Aristotle identified seven shades of colour, all of which he thought derived from black and white, but these were really grades of brightness, not colour.

It’s interesting that an ancient Greek from almost 2,500 years ago and NASA’s Mars rovers of 2006 both approach colour in the same way.

In the wake of Darwin, the theory was advanced that the early Greeks’ retinas had not evolved the ability to perceive colours, but it is now thought they grouped objects in terms of qualities other than colour, so that a word which seems to indicate ‘yellow’ or ‘light green’ really meant fluid, fresh and living, and so was appropriately used to describe blood, the human sap.

This is not as rare as you might expect. There are more languages in Papua New Guinea than anywhere else in the world but, apart from distinguishing between light and dark, many of them have no other words for colour at all.

Classical Welsh has no words for ‘brown’, ‘grey’, ‘blue’ or ‘green’. The colour spectrum is divided in a completely different way. One word (
glas
) covered part of green; another the rest of green, the whole of blue and part of grey; a third dealt with the rest of grey and most, or part, of brown.

Modern Welsh uses the word
glas
to mean blue, but Russian has no single word for ‘blue’. It has two –
goluboi
and
sinii

usually translated ‘light blue’ and ‘dark blue’, but, to Russians, they are distinct, different colours, not different shades of the same colour.

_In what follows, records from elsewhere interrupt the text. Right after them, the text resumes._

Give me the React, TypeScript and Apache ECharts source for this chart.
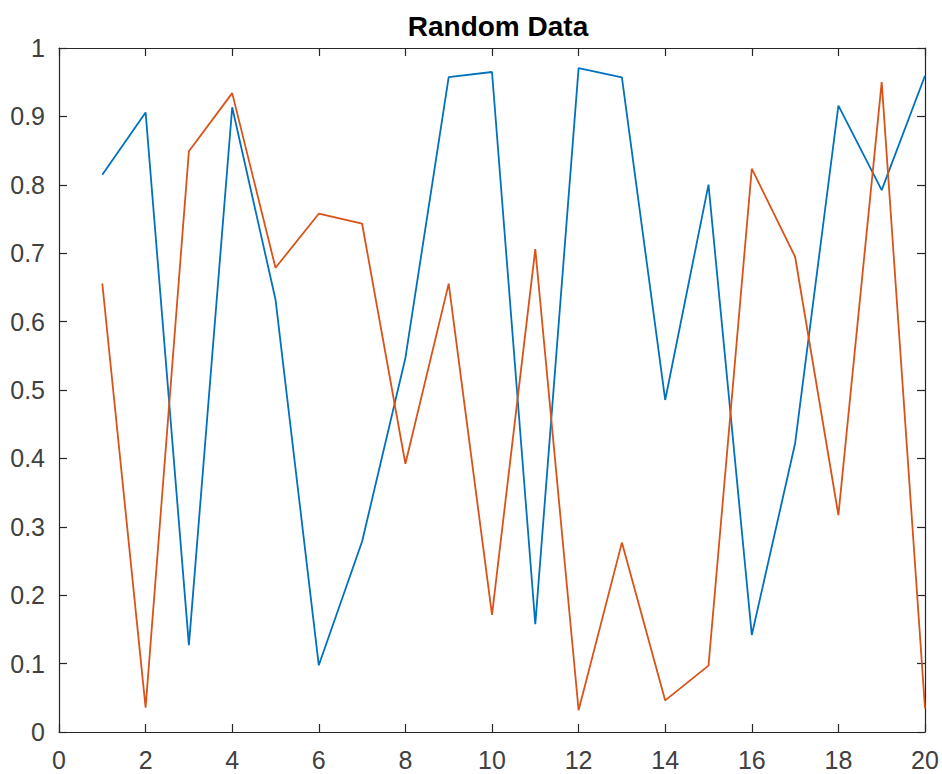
import React, { useEffect, useRef } from "react";
import * as echarts from "echarts";

const xValues = [1, 2, 3, 4, 5, 6, 7, 8, 9, 10, 11, 12, 13, 14, 15, 16, 17, 18, 19, 20];
const series1 = [0.8147, 0.9058, 0.127, 0.9134, 0.6324, 0.0975, 0.2785, 0.5469, 0.9575, 0.9649, 0.1576, 0.9706, 0.9572, 0.4854, 0.8003, 0.1419, 0.4218, 0.9157, 0.7922, 0.9595];
const series2 = [0.6557, 0.0357, 0.8491, 0.934, 0.6787, 0.7577, 0.7431, 0.3922, 0.6555, 0.1712, 0.706, 0.0318, 0.2769, 0.0462, 0.0971, 0.8235, 0.6948, 0.3171, 0.9502, 0.0344];
const titleText = "Random Data";

const axisColor = "#262626";
const labelColor = "#404040";
const font = "'Liberation Sans', Arial, sans-serif";

export default function App() {
  const ref = useRef<HTMLDivElement>(null);
  useEffect(() => {
    if (!ref.current) return;
    const chart = echarts.init(ref.current, null, { renderer: "svg" });
    const mk = (vals: number[]) => xValues.map((x, i) => [x, vals[i]]);
    const baseX = {
      type: "value" as const,
      min: 0,
      max: 20,
      interval: 2,
      splitLine: { show: false },
      axisLine: { show: true, onZero: false, lineStyle: { color: axisColor, width: 1.2 } },
      axisTick: { show: true, inside: true, length: 8, lineStyle: { color: axisColor, width: 1.2 } },
    };
    const baseY = {
      type: "value" as const,
      min: 0,
      max: 1,
      interval: 0.1,
      splitLine: { show: false },
      axisLine: { show: true, onZero: false, lineStyle: { color: axisColor, width: 1.2 } },
      axisTick: { show: true, inside: true, length: 8, lineStyle: { color: axisColor, width: 1.2 } },
    };
    chart.setOption({
      animation: false,
      backgroundColor: "#ffffff",
      title: {
        text: titleText,
        left: 493,
        textAlign: "center",
        top: 7,
        textStyle: { fontFamily: font, fontWeight: "bold", fontSize: 28, color: "#000000" },
      },
      grid: { left: 59, right: 17, top: 48, bottom: 42 },
      xAxis: [
        {
          ...baseX,
          position: "bottom",
          axisLabel: { color: labelColor, fontFamily: font, fontSize: 25, margin: 15 },
        },
        { ...baseX, position: "top", axisLabel: { show: false } },
      ],
      yAxis: [
        {
          ...baseY,
          position: "left",
          axisLabel: {
            color: labelColor,
            fontFamily: font,
            fontSize: 25,
            margin: 14,
            padding: [5, 0, 0, 0],
            formatter: (v: number) => (Math.round(v * 10) / 10).toString(),
          },
        },
        { ...baseY, position: "right", axisLabel: { show: false } },
      ],
      series: [
        {
          type: "line",
          data: mk(series1),
          showSymbol: false,
          symbol: "none",
          lineStyle: { color: "#0072BD", width: 1.8 },
          itemStyle: { color: "#0072BD" },
        },
        {
          type: "line",
          data: mk(series2),
          showSymbol: false,
          symbol: "none",
          lineStyle: { color: "#D95319", width: 1.8 },
          itemStyle: { color: "#D95319" },
        },
      ],
    });
    return () => chart.dispose();
  }, []);
  return (
    <div
      ref={ref}
      style={{ position: "absolute", left: 0, top: 0, width: 942, height: 774, background: "#fff" }}
    />
  );
}
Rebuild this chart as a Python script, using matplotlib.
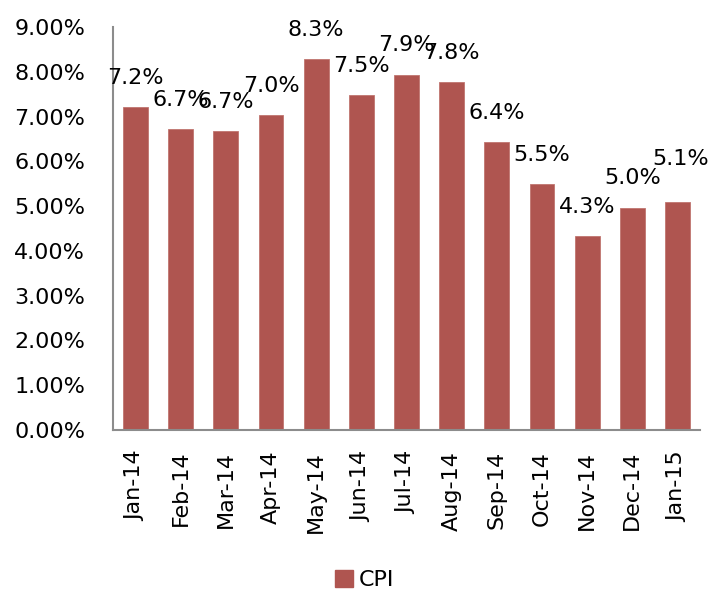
import matplotlib
matplotlib.use("Agg")
import matplotlib.pyplot as plt
from matplotlib.ticker import FuncFormatter, MultipleLocator
from matplotlib.patches import Patch

months = ["Jan-14", "Feb-14", "Mar-14", "Apr-14", "May-14", "Jun-14", "Jul-14",
          "Aug-14", "Sep-14", "Oct-14", "Nov-14", "Dec-14", "Jan-15"]
cpi = [7.22, 6.72, 6.68, 7.04, 8.28, 7.48, 7.94, 7.78, 6.44, 5.50, 4.34, 4.97, 5.09]
series_name = "CPI"

bar_color = "#AF5550"
axis_color = "#8C8C8C"

fig = plt.figure(figsize=(7.15, 5.96), dpi=100)
ax = fig.add_axes([0.158, 0.2785, 0.821, 0.676])

x = list(range(len(months)))
ax.bar(x, cpi, width=0.55, color=bar_color, edgecolor="#C07570", linewidth=0.6)

ax.set_ylim(0, 9)
ax.set_xlim(-0.5, len(months) - 0.5)
ax.yaxis.set_major_locator(MultipleLocator(1))
ax.yaxis.set_major_formatter(FuncFormatter(lambda v, p: f"{v:.2f}%"))
ax.set_xticks(x)
ax.set_xticklabels(months, rotation=90)
ax.tick_params(axis="both", length=0, labelsize=16, colors="black")
ax.tick_params(axis="x", pad=15)
ax.tick_params(axis="y", pad=20)

for s in ["top", "right"]:
    ax.spines[s].set_visible(False)
for s in ["left", "bottom"]:
    ax.spines[s].set_color(axis_color)
    ax.spines[s].set_linewidth(1.5)

# label offsets (points)
offsets = {12: (2, 31)}
for i, v in enumerate(cpi):
    dx, dy = offsets.get(i, (0, 21))
    ax.annotate(f"{v:.1f}%", (i, v), xytext=(dx, dy), textcoords="offset points",
                ha="center", va="center", fontsize=16, color="black")

handle = Patch(facecolor=bar_color, edgecolor=bar_color)
fig.legend([handle], [series_name], loc="center", bbox_to_anchor=(0.51, 0.027),
           frameon=False, fontsize=16, handlelength=0.8, handleheight=0.8,
           handletextpad=0.3)

fig.savefig("out.png", dpi=100)
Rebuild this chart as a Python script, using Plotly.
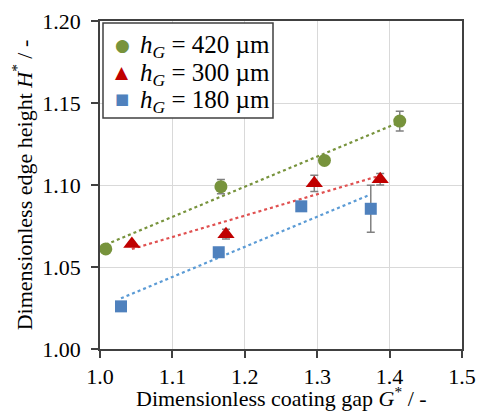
import numpy as np
import plotly.graph_objects as go

# data
g420 = [1.008, 1.167, 1.310, 1.414]
h420 = [1.061, 1.099, 1.115, 1.139]
e420 = [0.001, 0.0043, 0.002, 0.006]

g300 = [1.044, 1.174, 1.296, 1.387]
h300 = [1.064, 1.070, 1.101, 1.1035]
e300 = [0.001, 0.003, 0.005, 0.0035]

g180 = [1.029, 1.164, 1.278, 1.374]
h180 = [1.026, 1.059, 1.087, 1.0855]
e180 = [0.002, 0.002, 0.002, 0.0143]

names = ["<i>h</i><sub><i>G</i></sub> = 420 µm",
         "<i>h</i><sub><i>G</i></sub> = 300 µm",
         "<i>h</i><sub><i>G</i></sub> = 180 µm"]

FONT = "Liberation Serif"
series = [
    (g420, h420, e420, "#77933C", "circle", 13, "#77933C"),
    (g300, h300, e300, "#C00000", "triangle-up", 15, "#E05050"),
    (g180, h180, e180, "#4F81BD", "square", 12, "#5B9BD5"),
]
glyphs = [("●", 17), ("▲", 17), ("■", 15)]

fig = go.Figure()
for (gx, hy, ee, col, sym, sz, lcol) in series:
    p = np.polyfit(gx, hy, 1)
    xs = np.array([min(gx), max(gx)])
    fig.add_trace(go.Scatter(x=xs, y=np.polyval(p, xs), mode="lines",
                             line=dict(color=lcol, width=2.2, dash="dot"),
                             showlegend=False, hoverinfo="skip"))
for (gx, hy, ee, col, sym, sz, lcol), nm in zip(series, names):
    fig.add_trace(go.Scatter(x=gx, y=hy, mode="markers", name=nm,
                             marker=dict(color=col, symbol=sym, size=sz),
                             error_y=dict(type="data", array=ee, color="#808080",
                                          thickness=1.5, width=4),
                             showlegend=False))

tf = dict(family=FONT, size=22, color="#000000")
fig.update_layout(
    width=478, height=412,
    margin=dict(l=100, r=16, t=21, b=63),
    paper_bgcolor="white", plot_bgcolor="white",
    font=tf,
    showlegend=False,
    xaxis=dict(range=[1.0, 1.5], tickvals=[1.0, 1.1, 1.2, 1.3, 1.4, 1.5],
               ticktext=["1.0", "1.1", "1.2", "1.3", "1.4", "1.5"],
               tickfont=tf, automargin=False,
               showgrid=True, gridcolor="#D9D9D9", gridwidth=1,
               showline=True, linecolor="#404040", linewidth=1.5, mirror=True,
               ticks="outside", ticklen=7, tickcolor="#404040", tickwidth=1.5,
               zeroline=False),
    yaxis=dict(range=[1.0, 1.2], tickvals=[1.0, 1.05, 1.10, 1.15, 1.20],
               ticktext=["1.00", "1.05", "1.10", "1.15", "1.20"],
               tickfont=tf, automargin=False,
               showgrid=True, gridcolor="#D9D9D9", gridwidth=1,
               showline=True, linecolor="#404040", linewidth=1.5, mirror=True,
               ticks="outside", ticklen=7, tickcolor="#404040", tickwidth=1.5,
               zeroline=False, ticklabelstandoff=6,
               title=dict(text="Dimensionless edge height <i>H</i><sup>*</sup> / -",
                          font=dict(family=FONT, size=22, color="#000000"), standoff=4)),
)

# paper coords of plot area
W, H = 362.0, 328.0
def px(x):
    return (x - 100) / W
def py(y):
    return 1 - (y - 21) / H

# x-axis title
fig.add_annotation(x=0.5, y=py(397), xref="paper", yref="paper",
                   text="Dimensionless coating gap <i>G</i><sup>*</sup> / -",
                   showarrow=False, xanchor="center", yanchor="middle",
                   font=dict(family=FONT, size=22, color="#000000"))

# legend box
fig.add_shape(type="rect", xref="paper", yref="paper",
              x0=px(103), x1=px(273), y0=py(118), y1=py(23),
              line=dict(color="#404040", width=1.5), fillcolor="white", layer="above")
rows = [43, 70, 97]
for (s, nm, (gl, gsz), yy) in zip(series, names, glyphs, rows):
    fig.add_annotation(x=px(122), y=py(yy + 2), xref="paper", yref="paper",
                       text=gl, showarrow=False, xanchor="center", yanchor="middle",
                       font=dict(family="DejaVu Sans", size=gsz, color=s[3]))
    fig.add_annotation(x=px(138), y=py(yy + 4), xref="paper", yref="paper",
                       text=nm, showarrow=False, xanchor="left", yanchor="middle",
                       font=dict(family=FONT, size=25, color="#000000"))

fig.write_html("out.html")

All languages develop their colour terms in the same way. After black and white, the third colour to be named is always red, the fourth and fifth are green and yellow (in either order), the sixth is blue and the seventh brown. Welsh still doesn’t have a word for brown.

ALAN
I’ve got no time for these Greeks.

STEPHEN
And yet without them, you wouldn’t be here.

ALAN
Oh, that’s so rubbish! [hitting desk with palm of hand] You say this every week!